An important consideration, however, arises for non-resident companies wishing to own and lease property in the Kingdom. Current legal structures do not allow foreign companies to operate directly without establishing a local presence. Under the Companies Law (Royal Decree No. M/132 dated 01/12/1443 AH), a foreign company must conduct its business in Saudi Arabia through a branch or representative office, which entails forming a recognized legal entity within the Kingdom.

This requirement should not be viewed as a restriction, but rather as a safeguard serving multiple objectives:

  • Investor Protection: Ensuring regulatory oversight, compliance with laws, and protection of stakeholders.
  • Transparency and Accountability: A local branch or office provides a mechanism for legal review and corporate accountability, reinforcing market confidence.
  • Sustainability: By requiring a local presence, the framework promotes long-term investment strategies rather than short-term speculative ventures, thereby supporting sustainable economic growth.

Far from being a mere procedural formality, this requirement reflects a deliberate legal philosophy: building a transparent, accountable, and enduring investment ecosystem aligned with the objectives of the Investment Law.

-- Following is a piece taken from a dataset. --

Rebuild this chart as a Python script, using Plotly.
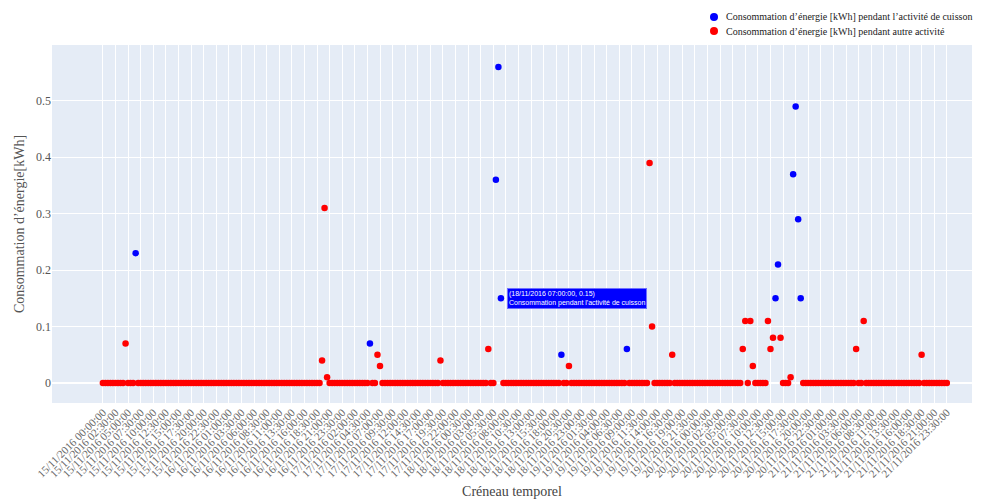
import pandas as pd
import plotly.graph_objects as go

# Half-hourly time slots over one week
slot_times = pd.date_range("2016-11-15 00:00", "2016-11-21 23:30", freq="30min")
slots = [t.strftime("%d/%m/%Y %H:%M:%S") for t in slot_times]

# Slots with cooking activity and their consumption [kWh]
cooking_slots = [
    "15/11/2016 06:30:00", "17/11/2016 05:00:00", "18/11/2016 06:00:00",
    "18/11/2016 06:30:00", "18/11/2016 07:00:00", "18/11/2016 19:00:00",
    "19/11/2016 08:00:00", "20/11/2016 13:30:00", "20/11/2016 14:00:00",
    "20/11/2016 17:00:00", "20/11/2016 17:30:00", "20/11/2016 18:00:00",
    "20/11/2016 18:30:00",
]
cooking_kwh = [0.23, 0.07, 0.36, 0.56, 0.15, 0.05, 0.06, 0.15, 0.21, 0.37, 0.49, 0.29, 0.15]

# Other activity: non-zero consumption slots [kWh]; all remaining slots read 0
other_peak_slots = [
    "15/11/2016 04:30:00", "16/11/2016 19:30:00", "16/11/2016 20:00:00",
    "16/11/2016 20:30:00", "17/11/2016 06:30:00", "17/11/2016 07:00:00",
    "17/11/2016 19:00:00", "18/11/2016 04:30:00", "18/11/2016 20:30:00",
    "19/11/2016 12:30:00", "19/11/2016 13:00:00", "19/11/2016 17:00:00",
    "20/11/2016 07:00:00", "20/11/2016 07:30:00", "20/11/2016 08:30:00",
    "20/11/2016 09:00:00", "20/11/2016 12:00:00", "20/11/2016 12:30:00",
    "20/11/2016 13:00:00", "20/11/2016 14:30:00", "20/11/2016 16:30:00",
    "21/11/2016 05:30:00", "21/11/2016 07:00:00", "21/11/2016 18:30:00",
]
other_peak_kwh = [0.07, 0.04, 0.31, 0.01, 0.05, 0.03, 0.04, 0.06, 0.03, 0.39, 0.10,
                  0.05, 0.06, 0.11, 0.11, 0.03, 0.11, 0.06, 0.08, 0.08, 0.01, 0.06,
                  0.11, 0.05]

series_names = [
    "Consommation d’énergie [kWh] pendant l’activité de cuisson",
    "Consommation d’énergie [kWh] pendant autre activité",
]
series_colors = ["blue", "red"]

peaks = dict(zip(other_peak_slots, other_peak_kwh))
other_slots = [s for s in slots if s not in set(cooking_slots)]
other_kwh = [peaks.get(s, 0.0) for s in other_slots]

SERIF = "Liberation Serif, Times New Roman, serif"

fig = go.Figure()
fig.add_trace(go.Scatter(
    x=cooking_slots, y=cooking_kwh, mode="markers", name=series_names[0],
    marker=dict(color=series_colors[0], size=6.5), showlegend=False,
))
fig.add_trace(go.Scatter(
    x=other_slots, y=other_kwh, mode="markers", name=series_names[1],
    marker=dict(color=series_colors[1], size=6.5), showlegend=False,
))

# Compact legend above the top-right corner of the plot area
W, H = 990, 499
ML, MR, MT, MB = 52, 18, 45, 96
pw, ph = W - ML - MR, H - MT - MB
for i, (name, col) in enumerate(zip(series_names, series_colors)):
    ypx = 17 + 14 * i
    ypap = (H - MB - ypx) / ph
    fig.add_shape(type="circle", xref="paper", yref="paper",
                  xsizemode="pixel", ysizemode="pixel",
                  xanchor=(714 - ML) / pw, yanchor=ypap,
                  x0=-4, x1=4, y0=-4, y1=4,
                  fillcolor=col, line=dict(width=0))
    fig.add_annotation(x=(724 - ML) / pw, y=ypap, xref="paper", yref="paper",
                       text=name, showarrow=False, xanchor="left", yanchor="middle",
                       font=dict(family=SERIF, size=10, color="#222"))

# Highlighted reading box next to one cooking point
hl = cooking_slots.index("18/11/2016 07:00:00")
fig.add_annotation(
    x=cooking_slots[hl], y=cooking_kwh[hl], xref="x", yref="y",
    text=f"({cooking_slots[hl]}, {cooking_kwh[hl]:g})<br>Consommation pendant l'activité de cuisson",
    showarrow=False, xanchor="left", yanchor="middle", xshift=6, align="left",
    bgcolor="blue", bordercolor="#6f6fff", borderwidth=1, borderpad=1,
    font=dict(family="Liberation Sans, Arial, sans-serif", size=7, color="white"),
)

fig.update_layout(
    width=W, height=H,
    margin=dict(l=ML, r=MR, t=MT, b=MB),
    paper_bgcolor="white", plot_bgcolor="#E5ECF6",
    font=dict(family=SERIF, color="#444"),
    showlegend=False,
)
fig.update_xaxes(
    type="category", categoryorder="array", categoryarray=slots,
    tickmode="array", tickvals=slots[::5], tickangle=-45,
    tickfont=dict(family=SERIF, size=11, color="#666"),
    range=[-20.2, 345], gridcolor="white", showline=False, zeroline=False,
    title=dict(text="Créneau temporel", font=dict(family=SERIF, size=14, color="#444"), standoff=12),
    automargin=False,
)
fig.update_yaxes(
    range=[-0.0355, 0.599], dtick=0.1,
    tickfont=dict(family=SERIF, size=12, color="#555"),
    gridcolor="white", zeroline=True, zerolinecolor="white", zerolinewidth=2,
    title=dict(text="Consommation d’énergie[kWh]", font=dict(family=SERIF, size=14, color="#555"), standoff=8),
    automargin=False,
)

fig.write_html("out.html")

COMPANY REAL ESTATE OWNERSHIP: LICENSING AS A FUNDAMENTAL CONDITION

The ownership of real estate by companies for purposes of resale or leasing is classified as a commercial activity and therefore requires proper licensing. This conclusion flows logically from the National Guide to Economic Activities, which categorizes the buying, selling, and leasing of real estate as commercial economic activities.

In Saudi Arabia, the principle that no commercial business may operate without a license is firmly rooted in multiple regulatory instruments, including the Anti-Commercial Concealment Law and the Commercial Registry Law. As such, any company seeking to engage in these activities must fulfill the applicable licensing requirements. Not only does compliance secure legal standing, but it also reinforces market integrity, ensuring that all participants operate on a transparent and equitable footing.

CONCLUSION: TOWARD AN INTEGRATED INVESTMENT ECOSYSTEM

The law enabling non-Saudis to own real estate represents a qualitative leap in Saudi Arabia's investment environment. By balancing the imperative of national sovereignty with the need to attract and regulate foreign capital, the framework establishes a model that is both progressive and protective. It is an integrated solution that welcomes global investors while safeguarding the Kingdom's economic and social interests.

In this sense, the reform is not merely a regulatory development; it is a strategic statement. It underscores Saudi Arabia's confidence in its investment climate, its readiness to engage with global markets, and its determination to realize the ambitions of Vision 2030. The law is a cornerstone in building a dynamic, prosperous, and sustainable future for the Kingdom.

That said, proper legal structuring and a comprehensive understanding of the law's various aspects are essential. Careful legal planning ensures compliance, optimizes investment outcomes, and provides clarity on ownership structures, licensing, and operational requirements. Establishing the appropriate legal and business structures at the outset will be critical for investors to maximize opportunities under this new framework and to navigate the Saudi real estate market with confidence.

The content of this article is intended to provide a general guide to the subject matter. Specialist advice should be sought about your specific circumstances.